§ Given data:

============================================================

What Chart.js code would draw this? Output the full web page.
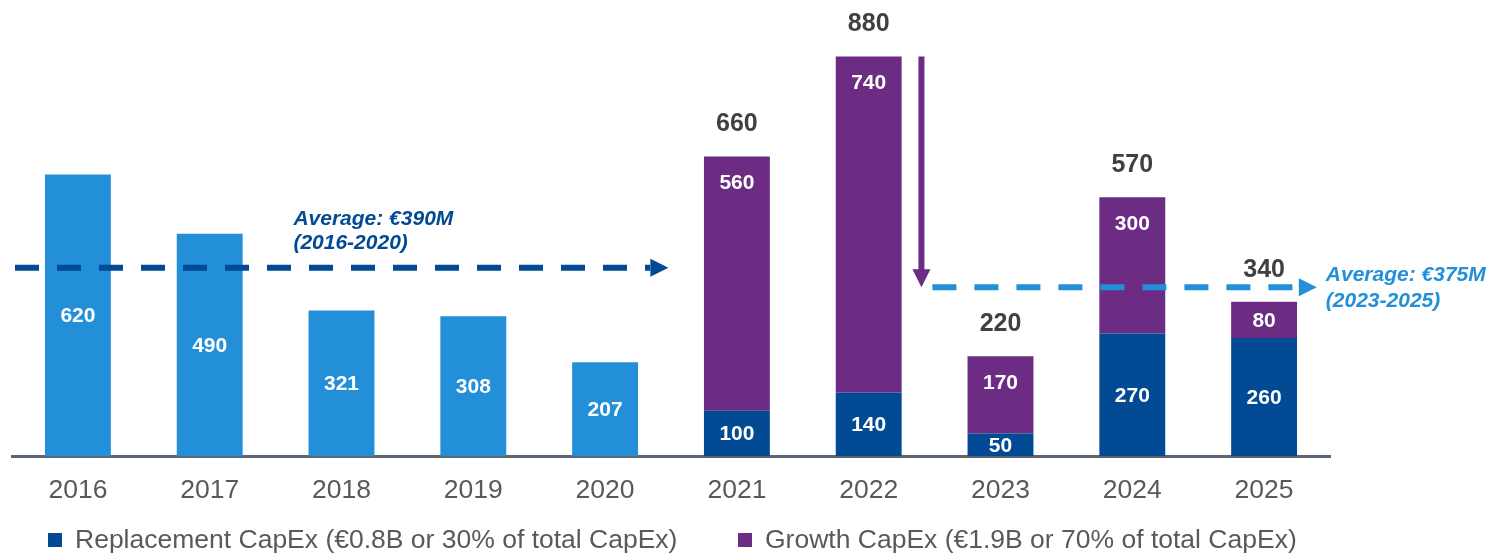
<!DOCTYPE html>
<html>
<head>
<meta charset="utf-8">
<script src="https://cdn.jsdelivr.net/npm/chart.js@4.4.1/dist/chart.umd.min.js"></script>
<style>
  html, body { margin: 0; padding: 0; background: #ffffff; }
  #wrap { width: 1491px; height: 554px; position: relative; }
</style>
</head>
<body>
<div id="wrap"><canvas id="c" width="1491" height="554"></canvas></div>
<script>
// ---- Data ----
const categories = ['2016','2017','2018','2019','2020','2021','2022','2023','2024','2025'];
const historicalCapex = [620, 490, 321, 308, 207, null, null, null, null, null];
const replacementCapex = [null, null, null, null, null, 100, 140, 50, 270, 260];
const growthCapex = [null, null, null, null, null, 560, 740, 170, 300, 80];
const totals = [null, null, null, null, null, 660, 880, 220, 570, 340];
const legendLabels = ['Replacement CapEx (€0.8B or 30% of total CapEx)', 'Growth CapEx (€1.9B or 70% of total CapEx)'];
const avgLabels = [['Average: €390M', '(2016-2020)'], ['Average: €375M', '(2023-2025)']];
const avgLevels = [415, 372]; // drawn level of the dashed average lines on the value axis

const C_LIGHT = '#238FD9';
const C_DARK = '#024A93';
const C_PURPLE = '#6C2C84';
const FONT = '"Liberation Sans", Arial, sans-serif';

function arrowHead(ctx, tipX, tipY, dir, len, half, color) {
  ctx.save();
  ctx.fillStyle = color;
  ctx.beginPath();
  if (dir === 'right') {
    ctx.moveTo(tipX, tipY);
    ctx.lineTo(tipX - len, tipY - half);
    ctx.lineTo(tipX - len, tipY + half);
  } else {
    ctx.moveTo(tipX, tipY);
    ctx.lineTo(tipX - half, tipY - len);
    ctx.lineTo(tipX + half, tipY - len);
  }
  ctx.closePath();
  ctx.fill();
  ctx.restore();
}

const annotationPlugin = {
  id: 'annotations',
  afterDatasetsDraw(chart) {
    const ctx = chart.ctx;
    const x = chart.scales.x, y = chart.scales.y;
    const step = x.getPixelForValue(1) - x.getPixelForValue(0);

    // in-bar value labels
    ctx.save();
    ctx.fillStyle = '#ffffff';
    ctx.font = 'bold 21px ' + FONT;
    ctx.textAlign = 'center';
    ctx.textBaseline = 'middle';
    chart.data.datasets.forEach((ds, di) => {
      const meta = chart.getDatasetMeta(di);
      meta.data.forEach((bar, i) => {
        const v = ds.data[i];
        if (v == null) return;
        const top = bar.y, bottom = bar.base;
        let yy = (top + bottom) / 2;
        if (di === 2) yy = Math.min(top + 26, yy);
        ctx.fillText(String(v), bar.x, yy + 1);
      });
    });
    // totals
    ctx.fillStyle = '#404040';
    ctx.font = 'bold 25px ' + FONT;
    totals.forEach((t, i) => {
      if (t == null) return;
      ctx.fillText(String(t), x.getPixelForValue(i), y.getPixelForValue(t) - 32);
    });
    ctx.restore();

    // dark blue average line (2016-2020)
    const y1 = y.getPixelForValue(avgLevels[0]);
    const x1s = chart.chartArea.left + 3;
    const x1tip = x.getPixelForValue(4) + step * 0.48;
    ctx.save();
    ctx.strokeStyle = C_DARK;
    ctx.lineWidth = 6;
    ctx.setLineDash([24, 18]);
    ctx.beginPath();
    ctx.moveTo(x1s, y1);
    ctx.lineTo(x1tip - 18, y1);
    ctx.stroke();
    ctx.restore();
    arrowHead(ctx, x1tip, y1, 'right', 18, 9, C_DARK);

    // purple down arrow
    const y2 = y.getPixelForValue(avgLevels[1]);
    const ax = x.getPixelForValue(6) + step * 0.40;
    ctx.save();
    ctx.strokeStyle = C_PURPLE;
    ctx.lineWidth = 6;
    ctx.beginPath();
    ctx.moveTo(ax, y.getPixelForValue(totals[6]));
    ctx.lineTo(ax, y2 - 16);
    ctx.stroke();
    ctx.restore();
    arrowHead(ctx, ax, y2, 'down', 18, 9, C_PURPLE);

    // light blue average line (2023-2025)
    const x2s = ax + 11;
    const x2tip = x.getPixelForValue(9) + step * 0.4;
    ctx.save();
    ctx.strokeStyle = C_LIGHT;
    ctx.lineWidth = 6;
    ctx.setLineDash([24, 18]);
    ctx.beginPath();
    ctx.moveTo(x2s, y2);
    ctx.lineTo(x2tip - 18, y2);
    ctx.stroke();
    ctx.restore();
    arrowHead(ctx, x2tip, y2, 'right', 18, 9, C_LIGHT);

    // average texts
    ctx.save();
    ctx.font = 'italic bold 21px ' + FONT;
    ctx.textAlign = 'left';
    ctx.textBaseline = 'middle';
    ctx.fillStyle = C_DARK;
    const tx1 = x.getPixelForValue(2) - step * 0.365;
    ctx.fillText(avgLabels[0][0], tx1, y1 - 49);
    ctx.fillText(avgLabels[0][1], tx1, y1 - 25);
    ctx.fillStyle = C_LIGHT;
    ctx.font = 'italic bold 21px ' + FONT;
    const tx2 = x2tip + 9;
    ctx.fillText(avgLabels[1][0], tx2, y2 - 12);
    ctx.fillText(avgLabels[1][1], tx2, y2 + 14);
    ctx.restore();
  },
  afterDraw(chart) {
    const ctx = chart.ctx;
    ctx.save();
    ctx.font = '26.5px ' + FONT;
    ctx.textBaseline = 'middle';
    ctx.textAlign = 'left';
    const items = [
      { x: 48, color: C_DARK, label: legendLabels[0] },
      { x: 738, color: C_PURPLE, label: legendLabels[1] }
    ];
    const ly = 540;
    items.forEach(it => {
      ctx.fillStyle = it.color;
      ctx.fillRect(it.x, ly - 7, 14, 14);
      ctx.fillStyle = '#595959';
      ctx.fillText(it.label, it.x + 27, ly + 1);
    });
    ctx.restore();
  }
};

new Chart(document.getElementById('c'), {
  type: 'bar',
  data: {
    labels: categories,
    datasets: [
      { label: 'Historical CapEx', data: historicalCapex, backgroundColor: C_LIGHT, stack: 's' },
      { label: legendLabels[0], data: replacementCapex, backgroundColor: C_DARK, stack: 's' },
      { label: legendLabels[1], data: growthCapex, backgroundColor: C_PURPLE, stack: 's' }
    ]
  },
  options: {
    responsive: false,
    animation: false,
    devicePixelRatio: 1,
    layout: { padding: { left: 12, right: 161, top: 2, bottom: 28 } },
    datasets: { bar: { categoryPercentage: 1.0, barPercentage: 0.5, borderWidth: 0 } },
    plugins: { legend: { display: false }, tooltip: { enabled: false } },
    scales: {
      x: {
        stacked: true,
        grid: { display: false, drawTicks: false },
        border: { display: true, color: '#5B6670', width: 3 },
        ticks: { color: '#595959', font: { family: FONT, size: 26.5 }, padding: 19 }
      },
      y: {
        stacked: true,
        display: false,
        min: 0,
        max: 1000
      }
    }
  },
  plugins: [annotationPlugin]
});
</script>
</body>
</html>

============================================================

§ What this task involves: Every line of the data above should be quoted exactly. Omit the pictures.

§ Output below:
What Chart.js code would draw this? Output the full web page.
<!DOCTYPE html>
<html>
<head>
<meta charset="utf-8">
<script src="https://cdn.jsdelivr.net/npm/chart.js@4.4.1/dist/chart.umd.min.js"></script>
<style>
  html, body { margin: 0; padding: 0; background: #ffffff; }
  #wrap { width: 1491px; height: 554px; position: relative; }
</style>
</head>
<body>
<div id="wrap"><canvas id="c" width="1491" height="554"></canvas></div>
<script>
// ---- Data ----
const categories = ['2016','2017','2018','2019','2020','2021','2022','2023','2024','2025'];
const historicalCapex = [620, 490, 321, 308, 207, null, null, null, null, null];
const replacementCapex = [null, null, null, null, null, 100, 140, 50, 270, 260];
const growthCapex = [null, null, null, null, null, 560, 740, 170, 300, 80];
const totals = [null, null, null, null, null, 660, 880, 220, 570, 340];
const legendLabels = ['Replacement CapEx (€0.8B or 30% of total CapEx)', 'Growth CapEx (€1.9B or 70% of total CapEx)'];
const avgLabels = [['Average: €390M', '(2016-2020)'], ['Average: €375M', '(2023-2025)']];
const avgLevels = [415, 372]; // drawn level of the dashed average lines on the value axis

const C_LIGHT = '#238FD9';
const C_DARK = '#024A93';
const C_PURPLE = '#6C2C84';
const FONT = '"Liberation Sans", Arial, sans-serif';

function arrowHead(ctx, tipX, tipY, dir, len, half, color) {
  ctx.save();
  ctx.fillStyle = color;
  ctx.beginPath();
  if (dir === 'right') {
    ctx.moveTo(tipX, tipY);
    ctx.lineTo(tipX - len, tipY - half);
    ctx.lineTo(tipX - len, tipY + half);
  } else {
    ctx.moveTo(tipX, tipY);
    ctx.lineTo(tipX - half, tipY - len);
    ctx.lineTo(tipX + half, tipY - len);
  }
  ctx.closePath();
  ctx.fill();
  ctx.restore();
}

const annotationPlugin = {
  id: 'annotations',
  afterDatasetsDraw(chart) {
    const ctx = chart.ctx;
    const x = chart.scales.x, y = chart.scales.y;
    const step = x.getPixelForValue(1) - x.getPixelForValue(0);

    // in-bar value labels
    ctx.save();
    ctx.fillStyle = '#ffffff';
    ctx.font = 'bold 21px ' + FONT;
    ctx.textAlign = 'center';
    ctx.textBaseline = 'middle';
    chart.data.datasets.forEach((ds, di) => {
      const meta = chart.getDatasetMeta(di);
      meta.data.forEach((bar, i) => {
        const v = ds.data[i];
        if (v == null) return;
        const top = bar.y, bottom = bar.base;
        let yy = (top + bottom) / 2;
        if (di === 2) yy = Math.min(top + 26, yy);
        ctx.fillText(String(v), bar.x, yy + 1);
      });
    });
    // totals
    ctx.fillStyle = '#404040';
    ctx.font = 'bold 25px ' + FONT;
    totals.forEach((t, i) => {
      if (t == null) return;
      ctx.fillText(String(t), x.getPixelForValue(i), y.getPixelForValue(t) - 32);
    });
    ctx.restore();

    // dark blue average line (2016-2020)
    const y1 = y.getPixelForValue(avgLevels[0]);
    const x1s = chart.chartArea.left + 3;
    const x1tip = x.getPixelForValue(4) + step * 0.48;
    ctx.save();
    ctx.strokeStyle = C_DARK;
    ctx.lineWidth = 6;
    ctx.setLineDash([24, 18]);
    ctx.beginPath();
    ctx.moveTo(x1s, y1);
    ctx.lineTo(x1tip - 18, y1);
    ctx.stroke();
    ctx.restore();
    arrowHead(ctx, x1tip, y1, 'right', 18, 9, C_DARK);

    // purple down arrow
    const y2 = y.getPixelForValue(avgLevels[1]);
    const ax = x.getPixelForValue(6) + step * 0.40;
    ctx.save();
    ctx.strokeStyle = C_PURPLE;
    ctx.lineWidth = 6;
    ctx.beginPath();
    ctx.moveTo(ax, y.getPixelForValue(totals[6]));
    ctx.lineTo(ax, y2 - 16);
    ctx.stroke();
    ctx.restore();
    arrowHead(ctx, ax, y2, 'down', 18, 9, C_PURPLE);

    // light blue average line (2023-2025)
    const x2s = ax + 11;
    const x2tip = x.getPixelForValue(9) + step * 0.4;
    ctx.save();
    ctx.strokeStyle = C_LIGHT;
    ctx.lineWidth = 6;
    ctx.setLineDash([24, 18]);
    ctx.beginPath();
    ctx.moveTo(x2s, y2);
    ctx.lineTo(x2tip - 18, y2);
    ctx.stroke();
    ctx.restore();
    arrowHead(ctx, x2tip, y2, 'right', 18, 9, C_LIGHT);

    // average texts
    ctx.save();
    ctx.font = 'italic bold 21px ' + FONT;
    ctx.textAlign = 'left';
    ctx.textBaseline = 'middle';
    ctx.fillStyle = C_DARK;
    const tx1 = x.getPixelForValue(2) - step * 0.365;
    ctx.fillText(avgLabels[0][0], tx1, y1 - 49);
    ctx.fillText(avgLabels[0][1], tx1, y1 - 25);
    ctx.fillStyle = C_LIGHT;
    ctx.font = 'italic bold 21px ' + FONT;
    const tx2 = x2tip + 9;
    ctx.fillText(avgLabels[1][0], tx2, y2 - 12);
    ctx.fillText(avgLabels[1][1], tx2, y2 + 14);
    ctx.restore();
  },
  afterDraw(chart) {
    const ctx = chart.ctx;
    ctx.save();
    ctx.font = '26.5px ' + FONT;
    ctx.textBaseline = 'middle';
    ctx.textAlign = 'left';
    const items = [
      { x: 48, color: C_DARK, label: legendLabels[0] },
      { x: 738, color: C_PURPLE, label: legendLabels[1] }
    ];
    const ly = 540;
    items.forEach(it => {
      ctx.fillStyle = it.color;
      ctx.fillRect(it.x, ly - 7, 14, 14);
      ctx.fillStyle = '#595959';
      ctx.fillText(it.label, it.x + 27, ly + 1);
    });
    ctx.restore();
  }
};

new Chart(document.getElementById('c'), {
  type: 'bar',
  data: {
    labels: categories,
    datasets: [
      { label: 'Historical CapEx', data: historicalCapex, backgroundColor: C_LIGHT, stack: 's' },
      { label: legendLabels[0], data: replacementCapex, backgroundColor: C_DARK, stack: 's' },
      { label: legendLabels[1], data: growthCapex, backgroundColor: C_PURPLE, stack: 's' }
    ]
  },
  options: {
    responsive: false,
    animation: false,
    devicePixelRatio: 1,
    layout: { padding: { left: 12, right: 161, top: 2, bottom: 28 } },
    datasets: { bar: { categoryPercentage: 1.0, barPercentage: 0.5, borderWidth: 0 } },
    plugins: { legend: { display: false }, tooltip: { enabled: false } },
    scales: {
      x: {
        stacked: true,
        grid: { display: false, drawTicks: false },
        border: { display: true, color: '#5B6670', width: 3 },
        ticks: { color: '#595959', font: { family: FONT, size: 26.5 }, padding: 19 }
      },
      y: {
        stacked: true,
        display: false,
        min: 0,
        max: 1000
      }
    }
  },
  plugins: [annotationPlugin]
});
</script>
</body>
</html>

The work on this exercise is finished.